L’attentato di Sarajevo (28 giugno 1914) mise in moto un meccanismo di scontro che portò in breve allo scoppio della Prima guerra mondiale (luglio-agosto 1914), che in questa fase non vide la partecipazione dell’Italia, che si sganciò dalla Triplice alleanza in quanto l’obbligo di aiuto reciproco in caso di guerra era legato ad un’aggressione subita da uno dei tre membri (la guerra ebbe origine invece dall’attacco austriaco alla Serbia). Inoltre sia a livello governativo che nell’opinione pubblica era ben presente la coscienza che la guerra di Libia aveva esaurito le risorse a disposizione delle forze armate italiane (“la Libia ci ha esauriti”, scriveva Salvemini a Pietro Silva il 28 agosto del 1914). L’opinione pubblica era poi in netta prevalenza neutralista e, tra la minoranza interventista, prevalevano i favorevoli ad uno schieramento dalla parte delle potenze dell’Intesa (Gran Bretagna, Francia e Russia).
Nei mesi successivi lo scontro tra interventisti e neutralisti si radicalizzò, in parte ricalcando i lineamenti della contrapposizione relativa all’impresa libica; stavolta però dalla parte interventista si schierarono alcune forze che erano state contrarie all’impresa africana (in particolare socialisti di destra, come Bissolati e Bonomi, esponenti politici quali Salvemini e i repubblicani).
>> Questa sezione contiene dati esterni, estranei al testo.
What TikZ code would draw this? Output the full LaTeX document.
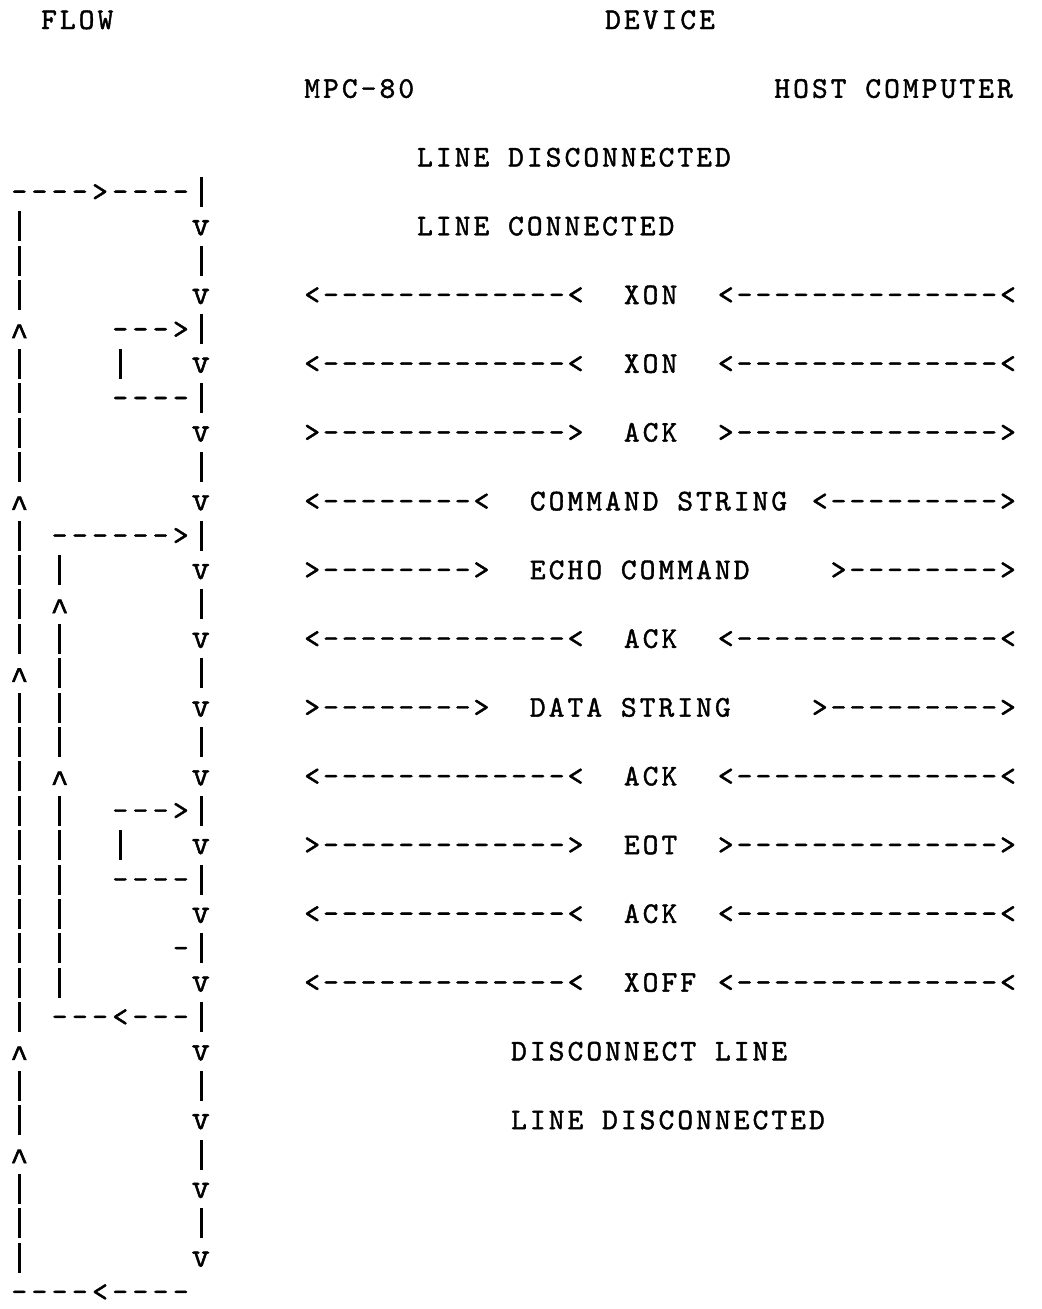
\documentclass[tikz,border=0pt]{standalone}
\usepackage{fontspec}
\usepackage{graphicx}
\usepackage{tikz}
\newfontfamily\typefont{lmmono10-regular.otf}[LetterSpace=10.2,Ligatures=TeXOff,FakeBold=1.4]
\newfontfamily\flowfont{lmmono10-regular.otf}[LetterSpace=14.8,Ligatures=TeXOff,FakeBold=1.4]
\newfontfamily\caretfont{Liberation Mono}[FakeBold=2]
% typed bar and caret, one character cell wide
\newcommand\vbar{\makebox[0.525em]{\rule[-0.2em]{0.1em}{1em}}}
\newcommand\caret{\makebox[0.525em]{\raisebox{-0.2em}{\caretfont\textasciicircum}}}

\begin{document}
\begin{tikzpicture}[
  lbl/.style={font=\typefont\fontsize{18}{18}\selectfont,anchor=base west,inner sep=0pt},
  chr/.style={font=\flowfont\fontsize{18}{18}\selectfont,anchor=base west,inner sep=0pt},
  vmark/.style={font=\flowfont\fontsize{21}{21}\selectfont,anchor=base,inner sep=0pt,xshift=4.7pt}
]
\useasboundingbox (0,0) rectangle (625.2pt,-785.4pt);

% message side: one unit = one typed character, one row = half a line
\begin{scope}[x=11.28pt,y=-20.628pt,shift={(182.4pt,-17.4pt)}]
\node[lbl] (flow)   at (-14,0) {FLOW};
\node[lbl] (device) at (16,0)  {DEVICE};
\node[lbl] (mpc)    at (0,2)   {MPC-80};
\node[lbl] (host)   at (25,2)  {HOST COMPUTER};
\node[lbl] (off1)   at (6,4)   {LINE DISCONNECTED};
\node[lbl] (on)     at (6,6)   {LINE CONNECTED};

\foreach \r/\msg/\lft/\rgt in {
    8/XON/{<-------------<}/{<--------------<},
    10/XON/{<-------------<}/{<--------------<},
    12/ACK/{>------------->}/{>-------------->},
    18/ACK/{<-------------<}/{<--------------<},
    22/ACK/{<-------------<}/{<--------------<},
    24/EOT/{>------------->}/{>-------------->},
    26/ACK/{<-------------<}/{<--------------<},
    28/XOFF/{<-------------<}/{<--------------<}}{
  \node[lbl] (l\r) at (0,\r)  {\lft};
  \node[lbl] (m\r) at (17,\r) {\msg};
  \node[lbl] (r\r) at (22,\r) {\rgt};
}

\node[lbl] (l14) at (0,14)  {<--------<};
\node[lbl] (m14) at (12,14) {COMMAND STRING};
\node[lbl] (r14) at (27,14) {<--------->};
\node[lbl] (l16) at (0,16)  {>-------->};
\node[lbl] (m16) at (12,16) {ECHO COMMAND};
\node[lbl] (r16) at (28,16) {>-------->};
\node[lbl] (l20) at (0,20)  {>-------->};
\node[lbl] (m20) at (12,20) {DATA STRING};
\node[lbl] (r20) at (27,20) {>--------->};

\node[lbl] (drop) at (11,30) {DISCONNECT LINE};
\node[lbl] (off2) at (11,32) {LINE DISCONNECTED};
\end{scope}

% flow side
\begin{scope}[x=12.12pt,y=-20.628pt,shift={(6.66pt,-17.4pt)}]
% main column
\foreach \r in {6,8,...,36}
  \node[vmark] (v\r) at (9,\r) {v};
\foreach \r in {5,7,...,35}
  \node[chr] (s\r) at (9,\r) {\vbar};
% outer return line
\foreach \r in {6,7,8,10,11,12,13,15,16,17,18,20,21,22,23,24,25,26,27,28,29,31,32,34,35,36}
  \node[chr] (o\r) at (0,\r) {\vbar};
\foreach \r in {9,14,19,30,33}
  \node[chr] (oa\r) at (0,\r) {\caret};
% inner return line
\foreach \r in {16,18,19,20,21,23,24,25,26,27,28}
  \node[chr] (i\r) at (2,\r) {\vbar};
\foreach \r in {17,22}
  \node[chr] (ia\r) at (2,\r) {\caret};
% dashed runs and short loops
\node[chr] (entry)  at (0,5)  {---->----};
\node[chr] (loopA)  at (5,9)  {--->};
\node[chr] (loopAb) at (5,10) {\vbar};
\node[chr] (loopAc) at (5,11) {----};
\node[chr] (back)   at (2,15) {------>};
\node[chr] (loopB)  at (5,23) {--->};
\node[chr] (loopBb) at (5,24) {\vbar};
\node[chr] (loopBc) at (5,25) {----};
\node[chr] (stub)   at (8,27) {-};
\node[chr] (exit)   at (2,29) {---<---};
\node[chr] (bottom) at (0,37) {----<----};
\end{scope}
\end{tikzpicture}
\end{document}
Fin dall’inizio del conflitto le forze interventiste, minoritarie sia nella società che nel Parlamento, si mobilitarono energicamente, anche grazie all’aiuto di alcuni potenti esponenti politici governativi, e dettero vita ad uno scontro violento, spesso privo di scrupoli e carico di insulti volgari contro le forze neutraliste, essenzialmente raccolte attorno al PSI, a Giovanni Giolitti ed al movimento cattolico. Particolarmente clamorosa fu la improvvisa conversione all’interventismo più radicale di Benito Mussolini (novembre 1914), che pure pochi mesi prima aveva preso parte alla Settimana rossa e che aveva sostenuto fino ad allora un neutralismo intransigente; per questo dovette lasciare la direzione dell’«Avanti!». Alla violenza dello scontro, talora non solo verbale, portarono il loro contributo entrambe le correnti in cui si poteva suddividere l’interventismo, quello di destra, essenzialmente composto dai nazionalisti, e quello di sinistra, cui parteciparono repubblicani, sindacalisti rivoluzionari, socialisti riformisti e democratici indipendenti (tra i quali spiccava la figura di Gaetano Salvemini). Tra i bersagli preferiti degli interventisti vi fu il socialista riformista Claudio Treves, contro il quale si sprecarono insulti volgari di ogni genere, tanto che, dopo insinuazione personali particolarmente pesanti, lo stesso Treves sostenne un duello con Mussolini.
A livello governativo già dal marzo 1914 a Giovanni Giolitti era succeduto alla Presidenza del Consiglio il conservatore Antonio Salandra. Salandra che, conscio della criticità delle condizioni economiche dell’Italia e della sua impreparazione militare, aveva inizialmente visto con ostilità gli interventisti antiaustriaci, presto prese in seria considerazione l’ipotesi di una guerra contro gli ex alleati (già il 4 ottobre era stato consegnato all’ambasciatore a Londra un protocollo d’accordo da proporre alla triplice intesa per un’entrata in guerra dell’Italia). Per rafforzare la propria posizione provocò, tra la fine di ottobre e gli inizi di novembre, una crisi ministeriale, seguita da una sua riconferma.